Weston has started working with North Somerset Council on a community-wide approach to postvention, which Ford describes as a “real agenda for change”.
Knocks believes it is essential at the postvention stage that there is a focus on the impact on staff.
Weston has its own staff welfare officer who is separate to the rest of the welfare team, and all its welfare staff have mandatory one-to-one counselling. Knocks says this helps staff “shut the door on it when they go home – otherwise it will consume them”.
The rising tide of mental health issues
As a national leader of further education, Phillips observes “all colleges struggling to cope with the sheer demands of learners’ mental health”.
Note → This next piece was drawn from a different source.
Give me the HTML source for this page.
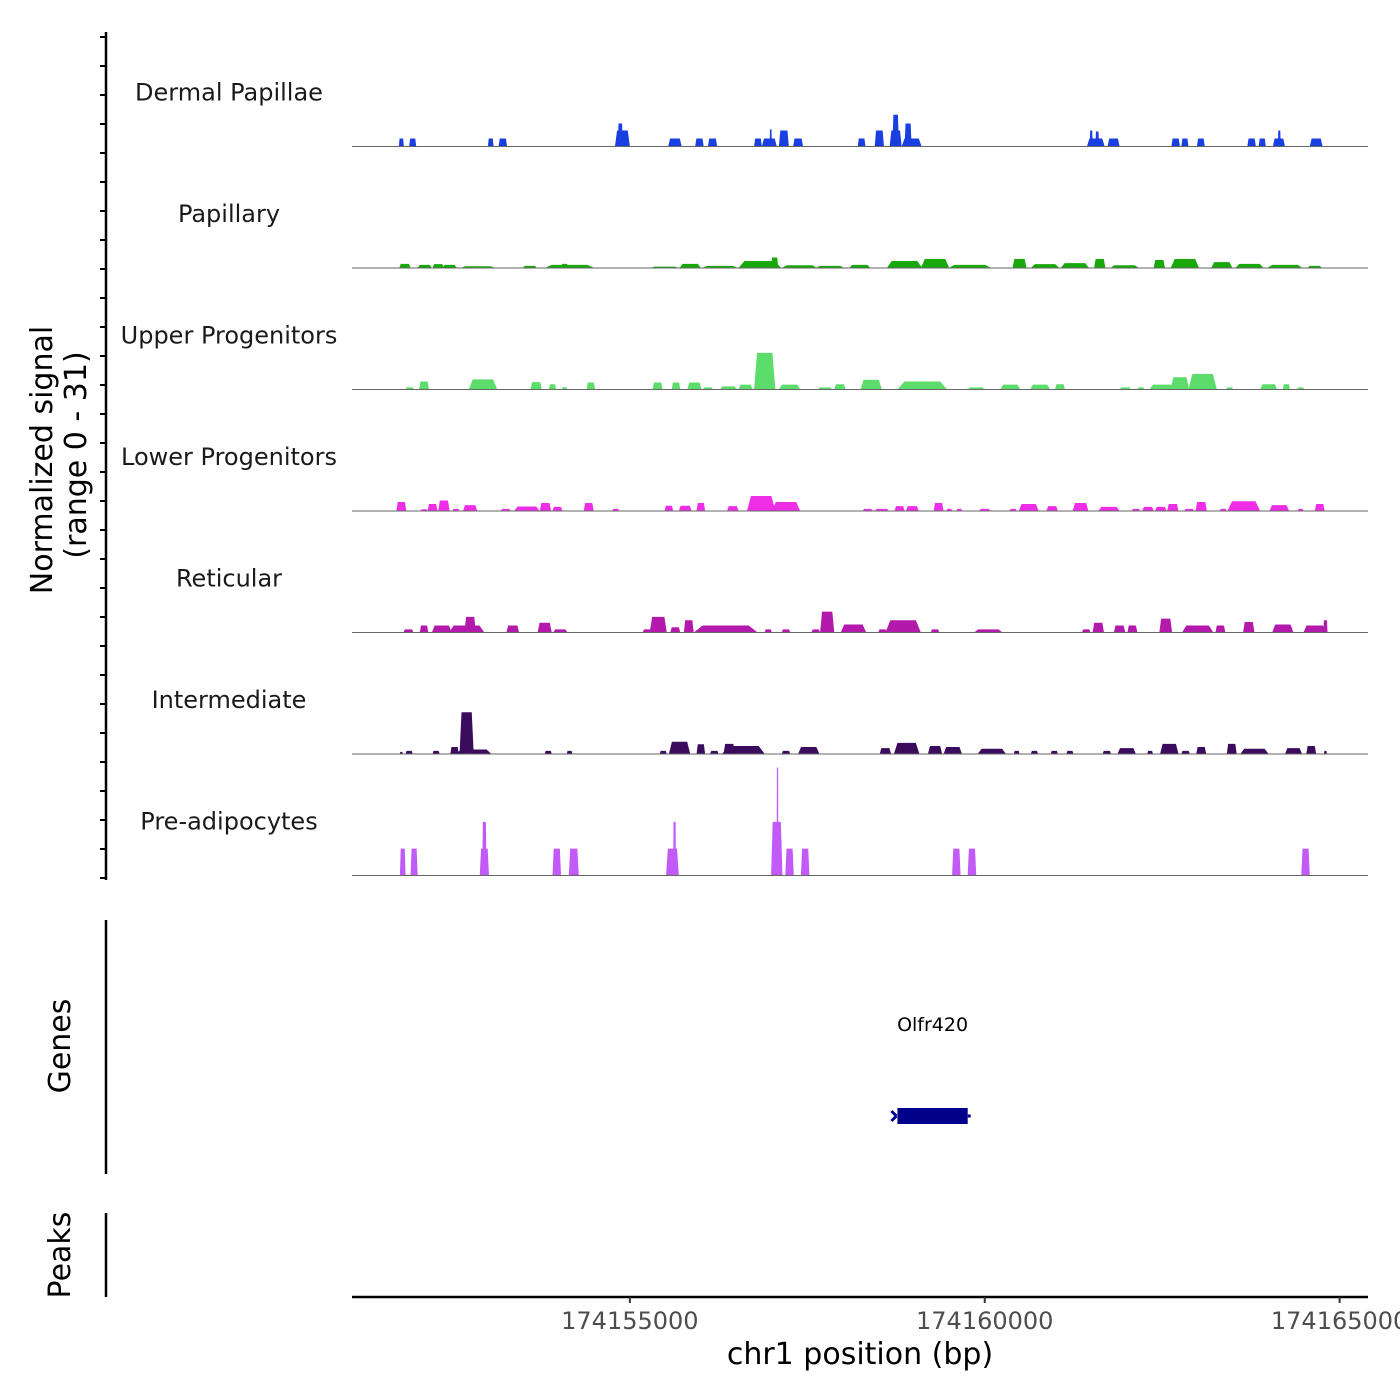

One in four 17 to 19-year-olds in England had a probable mental disorder in 2022 – up from one in six in 2021, according to an NHS Digital report. But the waiting time for the NHS’s CAMHS support is around 18 months in Weston-super-Mare and up to 24 months elsewhere.
Phillips believes that, if Weston had to rely on services outside the college, “frankly we would have far more casualties of the system. That support network isn’t there anymore. It falls on the college to provide it.”
Richard Caulfield, senior policy manager for Greater Manchester Colleges Group and former mental health lead at the AoC, recalls a health colleague remarking how all his CAMHS referrals used to come from youth services. Now they come predominantly from colleges, because “those other safe spaces for young people no longer exist. It puts a heavy burden on colleges.”
Weston’s research shows the reasons its students have for attempted suicides are related to trauma, relationships, sexual identity, bereavement by an experience of suicide, bullying and peer pressure and physical health.
Phillips also blames the impact of Covid for “lots of young people” starting college with “very limited school teaching and an estimated grade which was totally inaccurate”.
“They were almost being guided towards the wrong career route for them, and that causes a lot of despondency and issues we had to watch.”
Future pressures
Phillips believes the cost-of-living crisis, rising numbers of students with complex needs and no government funding increases are creating a “perfect storm”. Weston’s ability to keep providing the same level of welfare support amid these challenges depends on its ability to continue generating profit from commercial work, which is currently reinvested into those services.
Phillips is “concerned” that “businesses will invest less and less in training because of the economic crisis”. But Caulfield warns that colleges “cannot afford not to invest in mental health”.
“Investing early can save colleges costs later down the line. There’s a financial benefit in retaining students, we’ve got to show that. But there are tough choices for colleges, and we will see an impact over the next year or two.”
Some colleges may be tempted to cut back on face-to-face support but leave digital options in place.
But Mandy Lee, student welfare manager at Weston, warns: “You need that face-to-face interaction to find out what’s really going on for these learners. Our principal really understands that – we’re lucky they listen.”
But Lee admits that, even with a large team, there are times when they are “so busy, I’m worried when we don’t see someone there and then. We’re down to about 20 minutes per learner to see them all in a day. It’s hard when you’ve got someone who is suicidal, you can’t be looking at the clock and writing down notes.”
For Weston student Ellie Merritt, 21, who suffers with anxiety, ten minutes is all she needs with a member of the welfare team some days.
“There are times where I walk into college and I just I’m overwhelmed with all the other things going on at home. I know that welfare is a safe place, and I’ve gone there and just cried my little heart out for ten minutes. Then I can go back and do my work.
“Sometimes all you need is that time with someone you trust and can talk to, to really motivate you for the rest of the day.”